Bob lowered his head. Maybe it hadn’t been such a good idea to sober up so quickly after all. “Alice,” he said.

“What happened?”

“Same story as yours. She met someone else.”

“And that left you lonely?”

Bob stood up and walked over to a white hare that looked as if it had frozen in mid-hop.

He gently stroked the fur. “Before I met her, I didn’t know what loneliness was.

Or maybe I just covered it over with other women.

She opened me up like a clam, and I discovered there was another Bob in there, a sensitive, tender guy who could love, cry, ask for help… yeah, all that kind of stuff.”

“All that kind of stuff,” Mike echoed with a slight smile, still intent on his work.

Bob put two fingertips against the hare’s nose.

“But when she left me, I found out she had nullified the effect of my antidote to loneliness. Women. Casual sex. Alcohol. Work. I try, and for a short while it’s okay, but I know it can’t last. I’m like that open clam, the sphincter is gone.

I stand there gaping, defenseless, and all the time I’m drying out inside and smelling worse as each day goes by. ”

Bob was almost surprised to feel that the hare’s nose was neither cold nor damp, so likelife was the illusion.

Around its round pupils the eyes were brown, shading to black at the edges.

But Bob was looking at the area closest to the pupil, where the brown shading was lighter, like amber. Like Frankie’s eyes.

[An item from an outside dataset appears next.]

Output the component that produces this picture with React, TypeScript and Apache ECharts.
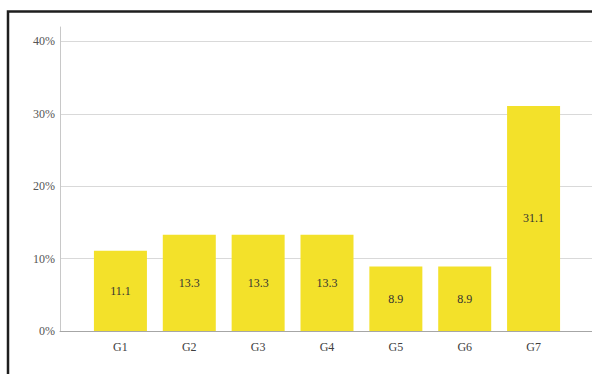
import React, { useEffect, useRef } from "react";
import * as echarts from "echarts";

const categories = ["G1", "G2", "G3", "G4", "G5", "G6", "G7"];
const percentValues = [11.1, 13.3, 13.3, 13.3, 8.9, 8.9, 31.1];
const yTickValues = [0, 10, 20, 30, 40];

const FONT = '"Liberation Serif", "Times New Roman", serif';

export default function App() {
  const ref = useRef<HTMLDivElement>(null);
  useEffect(() => {
    if (!ref.current) return;
    const chart = echarts.init(ref.current, undefined, { renderer: "svg" });
    chart.setOption({
      animation: false,
      backgroundColor: "#ffffff",
      graphic: [
        {
          type: "polyline",
          shape: { points: [[8, 400], [8, 11.5], [600, 11.5]] },
          style: { stroke: "#1e1e1e", lineWidth: 2.5, fill: "none" },
          z: 100,
        },
      ],
      grid: [
        { left: 60, right: 0, top: 27, bottom: 43 },
        { left: 86, right: 24, top: 27, bottom: 43 },
      ],
      xAxis: [
        {
          gridIndex: 0,
          type: "value",
          min: 0,
          max: 1,
          axisLine: { show: true, onZero: false, lineStyle: { color: "#a6a6a6", width: 1 } },
          axisTick: { show: false },
          axisLabel: { show: false },
          splitLine: { show: false },
        },
        {
          gridIndex: 1,
          type: "category",
          data: categories,
          axisLine: { show: false },
          axisTick: { show: false },
          axisLabel: { color: "#404040", fontFamily: FONT, fontSize: 12, margin: 10 },
          splitLine: { show: false },
        },
      ],
      yAxis: [
        {
          gridIndex: 0,
          type: "value",
          min: 0,
          max: 42,
          interval: 10,
          axisLine: { show: true, lineStyle: { color: "#c8c8c8", width: 1 } },
          axisTick: { show: false },
          axisLabel: {
            color: "#555555",
            fontFamily: FONT,
            fontSize: 12,
            margin: 5,
            showMaxLabel: false,
            formatter: (v: number) => (yTickValues.includes(v) ? v + "%" : ""),
          },
          splitLine: { show: true, showMaxLine: false, lineStyle: { color: "#d9d9d9", width: 1 } },
        },
        {
          gridIndex: 1,
          type: "value",
          min: 0,
          max: 42,
          show: false,
          splitLine: { show: false },
        },
      ],
      series: [
        {
          type: "bar",
          xAxisIndex: 1,
          yAxisIndex: 1,
          data: percentValues,
          barWidth: 53,
          itemStyle: { color: "#F3E12A" },
          label: {
            show: true,
            position: "inside",
            color: "#333333",
            fontFamily: FONT,
            fontSize: 12,
            formatter: (p: any) => Number(p.value).toFixed(1),
          },
        },
      ],
    });
    return () => chart.dispose();
  }, []);
  return (
    <div
      ref={ref}
      style={{ position: "absolute", left: 0, top: 0, width: 592, height: 374 }}
    />
  );
}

“The only consolation is that after a while you get numb to it,” said Bob. “You stop caring, self-respect doesn’t seem all that fucking important. Nor does the respect of others either. In fact, nothing does. Nothing seems to matter.”

“Apart from work?”

“Not even that.”

“But the way it looks, you work night and day.”

“That’s just because I want to be the one who brings Tomás Gomez down, not Olav Hanson or one of those other idiots.”

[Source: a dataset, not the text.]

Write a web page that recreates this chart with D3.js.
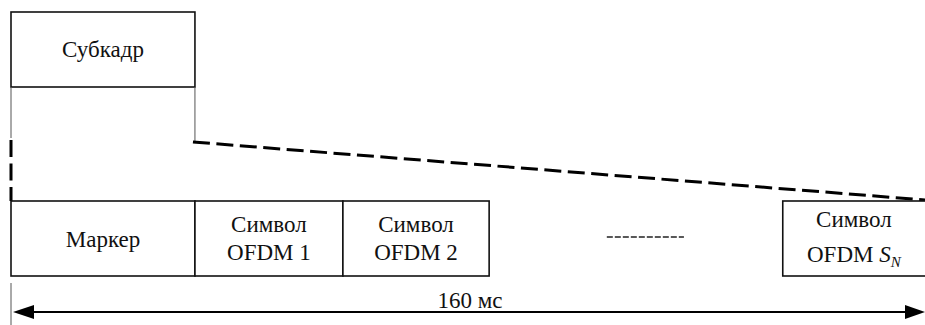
<!DOCTYPE html>
<html>
<head>
<meta charset="utf-8">
<script src="https://cdn.jsdelivr.net/npm/d3@7"></script>
<style>
  html, body { margin: 0; padding: 0; background: #fff; }
</style>
</head>
<body>
<svg id="chart" width="925" height="325"></svg>
<script>
// временная шкала кадра, мс
const totalMs = 160;
const segLabels = [['Маркер'], ['Символ', 'OFDM 1'], ['Символ', 'OFDM 2'], ['Символ', 'OFDM S_N']];
const segStart = [0, 32.2, 58.1, 135.1];
const segEnd = [32.2, 58.1, 83.7, 162];
const gapDots = [104.3, 117.8]; // "---------" между символами
const subframeLabel = 'Субкадр';
const durationLabel = '160 мс';

const FONT = '"Liberation Serif"';
const FS = 23;

const svg = d3.select('#chart');
const x = d3.scaleLinear().domain([0, totalMs]).range([11, 925]);

const rowTop = 201, rowBot = 276;
const subTop = 12, subBot = 87;

const label = (sel) => sel.style('font-family', FONT).style('font-size', FS + 'px')
    .attr('text-anchor', 'middle').attr('fill', '#111');

// субкадр
svg.append('rect')
    .attr('x', x(segStart[0])).attr('y', subTop)
    .attr('width', x(segEnd[0]) - x(segStart[0])).attr('height', subBot - subTop)
    .attr('fill', 'none').attr('stroke', '#111').attr('stroke-width', 1.6);
svg.append('text')
    .attr('x', (x(segStart[0]) + x(segEnd[0])) / 2).attr('y', 57)
    .call(label)
    .text(subframeLabel);

// тонкие выноски
svg.append('line').attr('x1', x(0)).attr('x2', x(0)).attr('y1', subBot).attr('y2', 138)
    .attr('stroke', '#555').attr('stroke-width', 1);
svg.append('line').attr('x1', x(segEnd[0])).attr('x2', x(segEnd[0])).attr('y1', subBot).attr('y2', 141)
    .attr('stroke', '#555').attr('stroke-width', 1);

// пунктирные выноски
svg.append('line').attr('x1', x(0)).attr('x2', x(0)).attr('y1', 140).attr('y2', rowTop)
    .attr('stroke', '#000').attr('stroke-width', 3).attr('stroke-dasharray', '17,6.5');
svg.append('line').attr('x1', x(segEnd[0]) - 2).attr('x2', x(totalMs)).attr('y1', 142).attr('y2', 200)
    .attr('stroke', '#000').attr('stroke-width', 3).attr('stroke-dasharray', '17,6.5');

// ячейки кадра
const segs = segLabels.map((l, i) => ({ lines: l, s: segStart[i], e: segEnd[i] }));
svg.selectAll('rect.seg').data(segs).join('rect')
    .attr('class', 'seg')
    .attr('x', (d) => x(d.s)).attr('y', rowTop)
    .attr('width', (d) => x(d.e) - x(d.s)).attr('height', rowBot - rowTop)
    .attr('fill', '#fff').attr('stroke', '#111').attr('stroke-width', 1.6);

segs.forEach((d, i) => {
    const cx = (x(d.s) + Math.min(x(d.e), 925)) / 2;
    const base = d.lines.length === 1 ? [247] : (i === 3 ? [227, 262] : [232, 260]);
    d.lines.forEach((t, j) => {
        const txt = svg.append('text')
            .attr('x', cx).attr('y', base[j])
            .call(label);
        if (t.endsWith('S_N')) {
            txt.append('tspan').text(t.replace('S_N', ''));
            txt.append('tspan').style('font-style', 'italic').text('S');
            txt.append('tspan').style('font-style', 'italic').style('font-size', '15px')
                .attr('dy', 5).text('N');
        } else {
            txt.text(t);
        }
    });
});

svg.append('line').attr('x1', x(gapDots[0])).attr('x2', x(gapDots[1])).attr('y1', 237).attr('y2', 237)
    .attr('stroke', '#222').attr('stroke-width', 1.3).attr('stroke-dasharray', '6,2');

// стрелка длительности
svg.append('line').attr('x1', x(0)).attr('x2', x(0)).attr('y1', 283).attr('y2', 325)
    .attr('stroke', '#555').attr('stroke-width', 1);
const arrowY = 312;
svg.append('line').attr('x1', x(0) + 10).attr('x2', x(totalMs) - 10).attr('y1', arrowY).attr('y2', arrowY)
    .attr('stroke', '#000').attr('stroke-width', 2.2);
svg.append('path')
    .attr('d', `M${x(0) + 2},${arrowY} L${x(0) + 23},${arrowY - 7} L${x(0) + 23},${arrowY + 7} Z`)
    .attr('fill', '#000');
svg.append('path')
    .attr('d', `M${x(totalMs)},${arrowY} L${x(totalMs) - 20},${arrowY - 7} L${x(totalMs) - 20},${arrowY + 7} Z`)
    .attr('fill', '#000');
svg.append('text')
    .attr('x', 470).attr('y', 308)
    .call(label)
    .text(durationLabel);
</script>
</body>
</html>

“Is that why you haven’t told any of them about a taxidermist where Tomás Gomez has an order waiting to be picked up?

” Mike Lunde didn’t look up from his work, but he had that slight smile on his face.

It reminded Bob of the way his father looked after he had had that stroke.

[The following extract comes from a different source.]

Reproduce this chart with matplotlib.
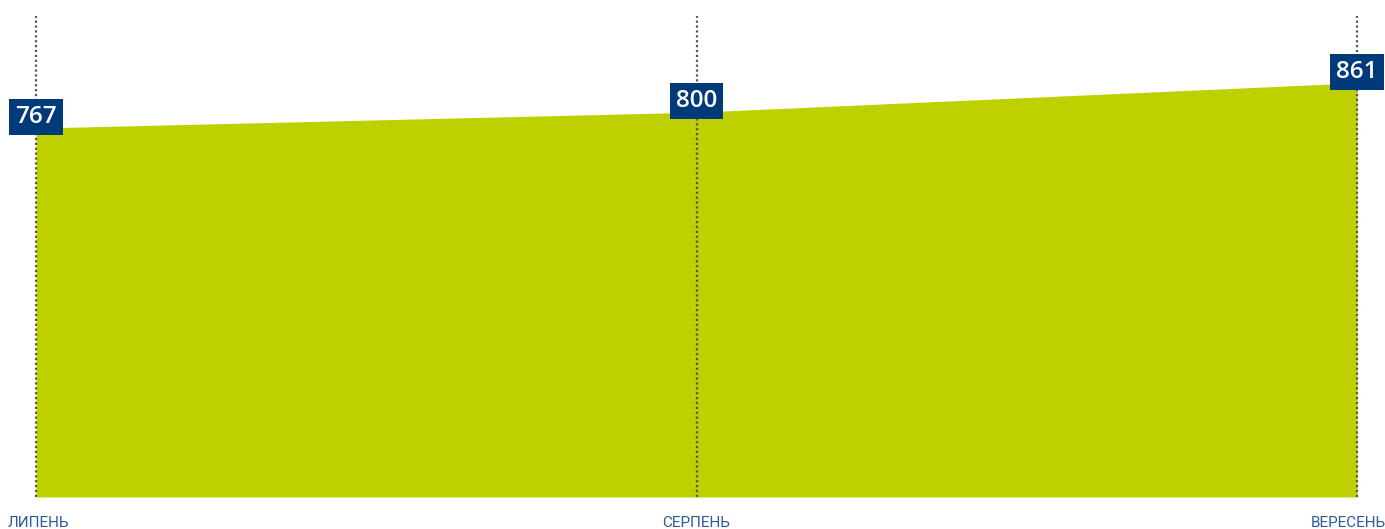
import matplotlib
matplotlib.use('Agg')
import matplotlib.pyplot as plt

months = ["ЛИПЕНЬ", "СЕРПЕНЬ", "ВЕРЕСЕНЬ"]
values = [767, 800, 861]

fig = plt.figure(figsize=(13.85, 5.29), dpi=100)
ax = fig.add_axes([36 / 1385, 32 / 529, (1357 - 36) / 1385, (497 - 16) / 529])
x = list(range(len(months)))

ax.fill_between(x, 0, values, color="#bfd000", linewidth=0, zorder=1)
for xi in x:
    ax.axvline(xi, color="#555555", linestyle=(0, (1, 1.2)), linewidth=1.6,
               zorder=2, clip_on=False)

for xi, v in zip(x, values):
    ax.annotate(str(v), (xi, v), xytext=(0, 8), textcoords="offset points",
                ha="center", va="center", color="white", fontsize=17.5,
                fontweight="semibold", family="Open Sans", zorder=5,
                annotation_clip=False,
                bbox=dict(boxstyle="square,pad=0.24", fc="#003a78", ec="none"))

# month labels under the axis
label_dx = [2, 0, -6]
for xi, m, dx in zip(x, months, label_dx):
    ax.annotate(m, (xi, 0), xytext=(dx, -19), textcoords="offset points",
                ha="center", va="center", color="#2a5a9a", fontsize=11,
                family="Roboto", annotation_clip=False)

ax.set_xlim(0, 2)
ax.set_ylim(0, 1000)
ax.set_xticks([])
ax.set_yticks([])
for s in ax.spines.values():
    s.set_visible(False)

fig.savefig("out.png", dpi=100)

“To be honest I’ve been wondering why you’re the only police officer I’ve spoken to. ”

“Well,” sighed Bob, “now you know.”

“Thank you for being honest, Bob. Are you going to be honest about that other thing too?”

“Other thing?”

“The reason you and Alice broke up.”

“But I already told you. She met someone else.”

“Before that. The reason the two of you fell apart.”

“And what might that be?”

“I don’t know. It could be the real reason you’re so lonely. But of course, we don’t need to talk about it.”

Bob stood there and swallowed. Looked at the eyes on that hare.

No, they didn’t need to talk about it. It had worked just fine so far, hadn’t it?

Not talking about it? Just let the wound heal over and knock back a stiff drink when the pain gets too much or the thoughts can’t be driven off.

Her eyes were brown. Like caramel, said Alice. He preferred amber.

“We lost our daughter,” said Bob. “Frankie. She was three years old.”

Lunde stopped working. Briefly wiped his hands together and let his arms drop to his sides.

The look he gave Bob was open, naked, direct.

What Bob saw wasn’t a look that asked for something, some further explanation.

And Mike Lunde didn’t say anything either, it was as though he was someone who understood that no words added to those just spoken could give them meaning. Daughter. Lost. Three years old.

“She found my service pistol in our bedroom drawer,” said Bob. “She was playing with it. Alice was home and heard the shot. An hour later our daughter died at the hospital.”

Bob chose his words the same way he always did whenever the situation demanded that he explain what had happened.

It was a formula he had learned by heart.

After a while he could recite it without too much alteration.

Sometimes, like when he gave his statement to the police, he would add details, volunteer facts.

Such as that he had kept the pistol and ammunition easily accessible in the drawer of the bedside table because there had recently been two nighttime burglaries in the area.

But never a word about what it felt like or about Frankie herself.

That would be like opening the floodgates.

He knew he would lose it. And still, as he stood there reciting the formulaic sentences, he could feel the pressure.

“I’m so terribly sorry to hear that, Bob,” said Mike.